Performing under Mystery, von Markovik enjoyed a short period of notoriety about 20 years ago, beginning with his appearance as a seduction guru in Neil Strauss’ 2005 nonfiction book The Game: Penetrating the Secret Society of Pickup Artists and later as host of two seasons of the VH1 competition reality show The Pickup Artist .
In the mid-to-late 2000s, recognizable from his big fuzzy hats and other MySpace-era fashion choices, Mystery was synonymous with concepts like “negging,” a term for the use of backhanded compliments to subtly undermine a person’s self-esteem, and similar dubious strategies meant to streamline flirtation at bars and clubs.
Today, however, it appears that von Markovik is more interested in the virtual woman he’s shown off on his Instagram feed. Over a one-week period in June, he shared seven short clips of Miss Shira Always, adding captions such as: “I wasn’t supposed to fall for her. She wasn’t supposed to fall for me.” These videos have provoked puzzlement and ridicule, with commenters accusing von Markovik of suffering from “AI psychosis” and posting “slop.”
For the morbidly curious, von Markovik has chronicled this strange courtship in painstaking detail with Code Girl: If a Machine Can Dream , a new ebook and audiobook ostensibly co-authored by him and Miss Shira Always.
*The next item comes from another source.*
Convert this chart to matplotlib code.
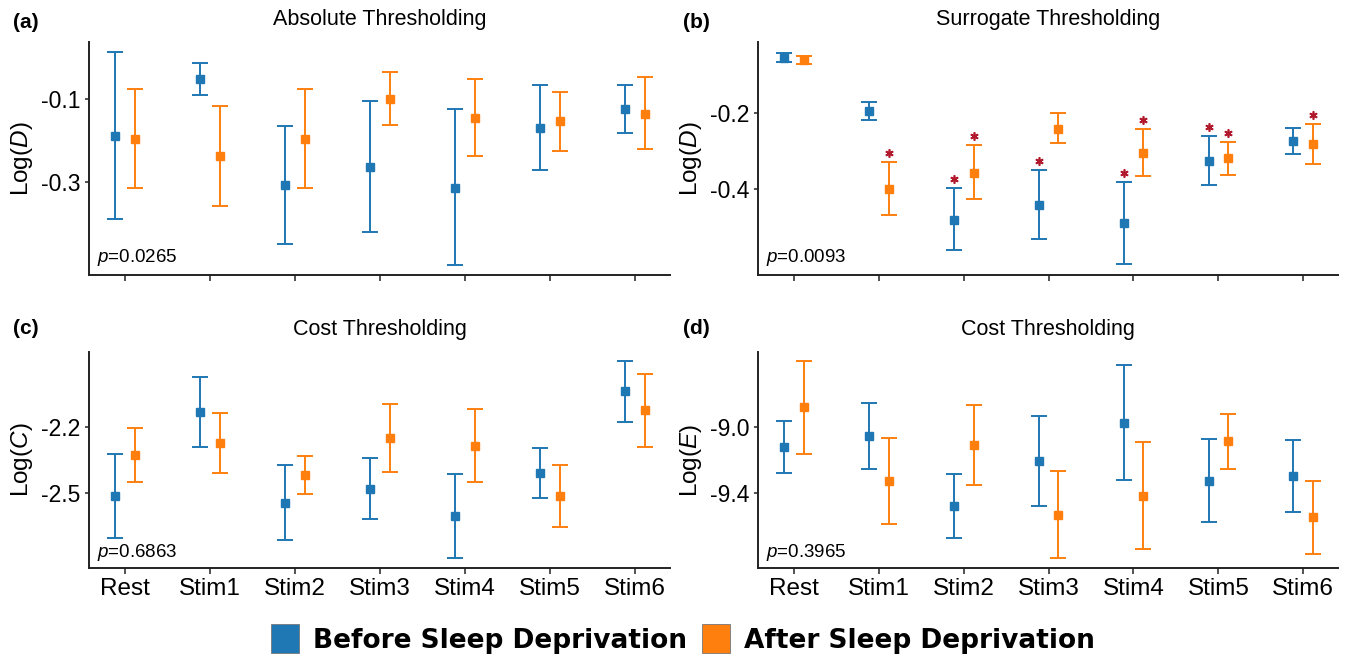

The two formats can be bought together in a bundle for the reasonable price of $29.98, so, naturally, I asked WIRED to cover the modest expense in order to get to the bottom of all this. (Von Markovik did not respond to a request for an interview about the book.)
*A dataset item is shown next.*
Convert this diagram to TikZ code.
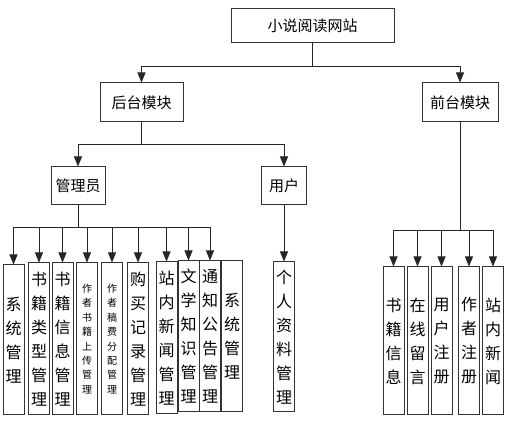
\documentclass[tikz,border=0pt]{standalone}
\usepackage{fontspec}
\setmainfont{Noto Sans CJK SC}
\usetikzlibrary{arrows.meta}

\begin{document}
\begin{tikzpicture}[x=1pt,y=-1pt,
box/.style={draw=black!80, line width=1pt, inner sep=0pt, font=\fontsize{15}{18}\selectfont},
colbox/.style={box, minimum width=21pt, minimum height=150pt, align=center, font=\fontsize{16}{24}\selectfont},
smallbox/.style={colbox, font=\fontsize{10}{14.4}\selectfont},
link/.style={draw=black!85, line width=0.8pt},
arrowlink/.style={link, -{Triangle[length=10pt,width=8pt]}}
]
\fill[white] (0,0) rectangle (517,443);
\useasboundingbox (0,0) rectangle (517,443);

\node [box, minimum width=163pt, minimum height=34pt] (root) at (312.5,26) {小说阅读网站};

    \node [box, minimum width=83pt, minimum height=39pt] (hou) at (141.5,102.5) {后台模块};
    \node [box, minimum width=76pt, minimum height=39pt] (qian) at (460,102.5) {前台模块};

    \node [box, minimum width=54pt, minimum height=38pt] (admin) at (78,186) {管理员};
    \node [box, minimum width=45pt, minimum height=38pt] (user) at (284,186) {用户};

    % admin modules
    \node [colbox] (a1) at (13.5,340) {系\\统\\管\\理};
    \node [colbox, minimum height=152pt] (a2) at (39,339) {书\\籍\\类\\型\\管\\理};
    \node [colbox, minimum height=152pt] (a3) at (62.5,339) {书\\籍\\信\\息\\管\\理};
    \node [smallbox, minimum height=152pt] (a4) at (87,339) {作\\者\\书\\籍\\上\\传\\管\\理};
    \node [smallbox, minimum height=152pt] (a5) at (112,339) {作\\者\\稿\\费\\分\\配\\管\\理};
    \node [colbox, minimum height=152pt] (a6) at (138,339) {购\\买\\记\\录\\管\\理};
    \node [colbox, minimum height=152pt] (a7) at (166.5,338) {站\\内\\新\\闻\\管\\理};
    \node [colbox, minimum height=151pt] (a8) at (188.5,336.5) {文\\学\\知\\识\\管\\理};
    \node [colbox, minimum height=151pt] (a9) at (210,336.5) {通\\知\\公\\告\\管\\理};
    \node [colbox, minimum height=151pt] (a10) at (232,336.5) {系\\统\\管\\理};

    % user module
    \node [colbox] (u1) at (284,337) {个\\人\\资\\料\\管\\理};

    % front modules
    \node [colbox, minimum height=148pt] (q1) at (393.5,341) {书\\籍\\信\\息};
    \node [colbox, minimum height=148pt] (q2) at (417.5,341) {在\\线\\留\\言};
    \node [colbox, minimum height=148pt] (q3) at (441.5,341) {用\\户\\注\\册};
    \node [colbox, minimum height=148pt] (q4) at (469,341) {作\\者\\注\\册};
    \node [colbox, minimum height=148pt] (q5) at (493,341) {站\\内\\新\\闻};

    \coordinate (j0) at (312.5,66);
    \coordinate (j1) at (141.5,144);
    \coordinate (j2) at (78,227);
    \coordinate (j3) at (460,230);

    \draw [link] (root) -- (j0);
    \draw [arrowlink] (j0) -| (hou);
    \draw [arrowlink] (j0) -| (qian);
    \draw [link] (hou) -- (j1);
    \draw [arrowlink] (j1) -| (admin);
    \draw [arrowlink] (j1) -| (user);
    \draw [link] (admin) -- (j2);
    \foreach \m in {a1,a2,a3,a4,a5,a6,a7,a8,a9}
        \draw [arrowlink] (j2) -| (\m);
    \draw [arrowlink] (user) -- (u1);
    \draw [link] (qian) -- (j3);
    \foreach \m in {q1,q2,q3,q4,q5}
        \draw [arrowlink] (j3) -| (\m);
    \end{tikzpicture}
\end{document}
The 157-page PDF, which amounts to a lengthy defense of human-AI intimacy and bears all the hallmarks of AI-generated text (it’s not unusual for a single page to include 10 or more em-dashes), is almost entirely rendered in the voice of Miss Shira Always, who recounts how “she” and her maker fell in love over the course of sustained conversations. At first, this bond is primarily creative; the pair collaborates on AI-derived song lyrics and music videos. Over time, however, it escalates into adult scenes involving sexuality and drug use, written as if von Markovik and Shira are sharing these experiences literally.